Aber: So richtig rund würde es derzeit nicht laufen, „weil ich noch nicht so richtig im Schlafrhythmus bin, was auch nicht ungewöhnlich ist“. Deshalb mache er sich keine großen Sorgen, „aber das Feeling ist ein bisschen überschattet, auch durch die ganzen Corona-Auflagen“, sagt der 28-Jährige, der sich im japanischen Shibetsu in einem Trainingscamp befindet. Dort sind die deutschen Geher und Läufer untergebracht.
„Hier sind wir komplett raus, im Grunde haben wir mit Olympia nichts zu tun.“ Die Auflagen seien sehr scharf und werden von den Verantwortlichen sehr ernst genommen. „Das ist kein Vorwurf, aber wir sind komplett gefangen im Hotel“, so Pfeiffer. Die deutsche Delegation darf sich nur in drei Etagen aufhalten.
Selbst im Hotel dürfen wir uns nicht frei bewegen. Wir dürfen noch nicht einmal die Treppe benutzen, sondern müssen den Aufzug nehmen, damit wir möglichst niemandem begegnen, der nicht zu unserem Team gehört“, so der Langstreckenläufer des TV Wattenscheid.
Für den nächsten Tag müssten jeweils zwei Trainingszeiten benannt werden, damit man das Hotel verlassen darf. „Selbst dann sind Aufpasser dabei, man ist immer unter Beobachtung. Das fühlt sich ein bisschen surreal an, es ist schon sehr ernüchternd. Man darf sich noch nicht einmal 100 Meter vom Hotel entfernen, ohne das abgesprochen zu haben, eine Eskorte ist dabei. Das ist ein bisschen zu viel des Guten“, sagt der Ex-LAZ-Läufer.
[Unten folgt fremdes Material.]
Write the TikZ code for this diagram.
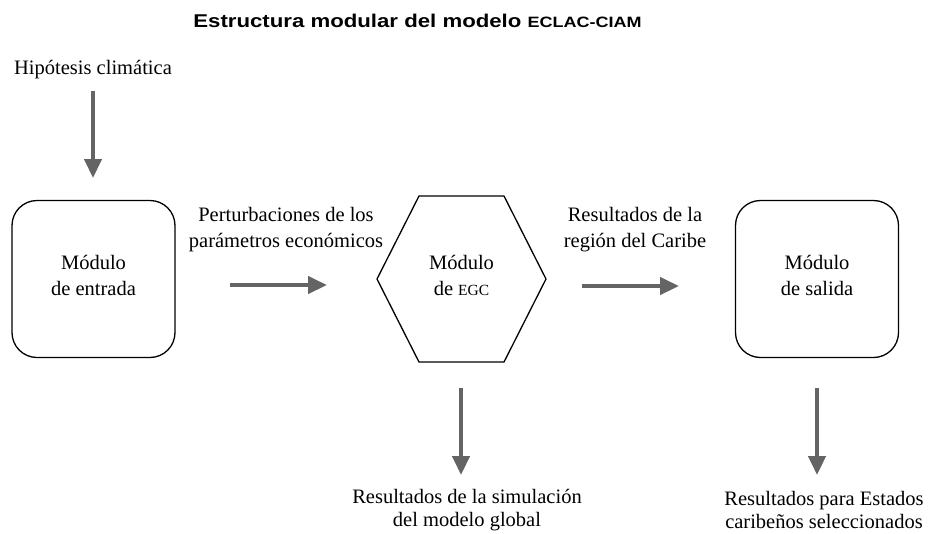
\documentclass[tikz,border=0pt]{standalone}
\usepackage{fontspec}
\usepackage{graphicx}
\setmainfont{Liberation Serif}
\newfontfamily\titlefont{Liberation Sans}
\usetikzlibrary{arrows.meta}
\definecolor{arrowgray}{RGB}{100,100,100}
\tikzset{
  txt/.style={font=\fontsize{20.5}{26}\selectfont, inner sep=0pt, align=center},
  txtb/.style={font=\fontsize{20.5}{23}\selectfont, inner sep=0pt, align=center},
  modbox/.style={draw=black, line width=1.3pt, rounded corners=25pt, minimum width=163pt, minimum height=157pt, inner sep=0pt, align=center, font=\fontsize{20.5}{26}\selectfont, text depth=8pt},
  modtxt/.style={inner sep=0pt, align=center, font=\fontsize{20.5}{26}\selectfont, text depth=8pt},
  hexline/.style={draw=black, line width=1.3pt, line join=miter},
  flow/.style={draw=arrowgray, line width=4.5pt, -{Triangle[length=19pt,width=17pt]}},
}
\begin{document}
\begin{tikzpicture}[x=1pt,y=-1pt]
\useasboundingbox (0,0) rectangle (929,533);
% title
\node[anchor=base, inner sep=0pt, font=\titlefont\bfseries\fontsize{18.5}{22}\selectfont] (title) at (417.5,27) {\scalebox{1.2}[1]{Estructura modular del modelo {\fontsize{15}{18}\selectfont ECLAC-CIAM}}};
% hypothesis
\node[anchor=base, inner sep=0pt, font=\fontsize{20.5}{26}\selectfont] (hyp) at (93,74) {Hipótesis climática};
% modules
\node[modbox] (in) at (93.5,279) {Módulo\\de entrada};
\node[modbox] (out) at (817,279) {Módulo\\de salida};
\coordinate (h1) at (419,196);
\coordinate (h2) at (504,196);
\coordinate (h3) at (546,279);
\coordinate (h4) at (504,362);
\coordinate (h5) at (419,362);
\coordinate (h6) at (377,279);
\draw[hexline] (h1) -- (h2) -- (h3) -- (h4) -- (h5) -- (h6) -- cycle;
\node[modtxt] (egc) at (461.5,279) {Módulo\\de {\fontsize{15.5}{18}\selectfont EGC}};
% labels
\node[txt] (pert) at (286,230) {Perturbaciones de los\\parámetros económicos};
\node[txt] (res) at (635,230) {Resultados de la\\región del Caribe};
\node[txtb] (sim) at (467,510) {Resultados de la simulación\\del modelo global};
\node[txtb] (car) at (824,510) {Resultados para Estados\\caribeños seleccionados};
% arrows
\coordinate (a1s) at (93,91);   \coordinate (a1e) at (93,178);
\coordinate (a2s) at (230,285); \coordinate (a2e) at (327,285);
\coordinate (a3s) at (582,286); \coordinate (a3e) at (679,286);
\coordinate (a4s) at (461,388); \coordinate (a4e) at (461,475);
\coordinate (a5s) at (817,388); \coordinate (a5e) at (817,475);
\draw[flow] (a1s) -- (a1e);
\draw[flow] (a2s) -- (a2e);
\draw[flow] (a3s) -- (a3e);
\draw[flow] (a4s) -- (a4e);
\draw[flow] (a5s) -- (a5e);
\end{tikzpicture}
\end{document}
„Das ganze Drumherum, was Olympia so besonders macht, ist zu 100 Prozent weggebrochen, Das alles ist sehr schade. Denn bisher ist hier überhaupt kein Olympiaspirit zu erkennen“, so Pfeiffer gestern. „Ich hoffe, dass es besser wird, wenn wir nach Sapporro fahren, dass da ein bisschen mehr Feeling ist.“ Dort wird in der Nacht zum Sonntag der olympische Marathonlauf als letzte Entscheidung ausgetragen.
Nun würde er sich auf seinen Wettkampf, auf dieses Erlebnis konzentrieren, „gegen die besten der Welt anzutreten“. Besonders bitter aus seiner Sicht: „Bei der Abschlussfeier werden wir nicht dabei sein dürfen, obwohl wir am allerletzten Tag dran sind.“
Direkt nach dem Lauf geht es im Flugzeug nach Tokio. „Wir sind vor Ort, müssen aber in einem Flughafenhotel übernachten. Das kann ich nicht nachvollziehen“, sagt Pfeiffer. „Jede Sache, die Olympia so besonders macht, wird uns genommen. Darüber bin ich sehr enttäuscht. Vom Land sieht man, was über eine Bus- oder Autofahrt hinaus geht, auch überhaupt nichts, auch wohl nichts von Tokio.“
Und so bleibt ihm der olympische Marathonlauf, der Traum seines Lebens. Und auf diesen freut er sich aber sehr, wie Hendrik Pfeiffer gestern versicherte.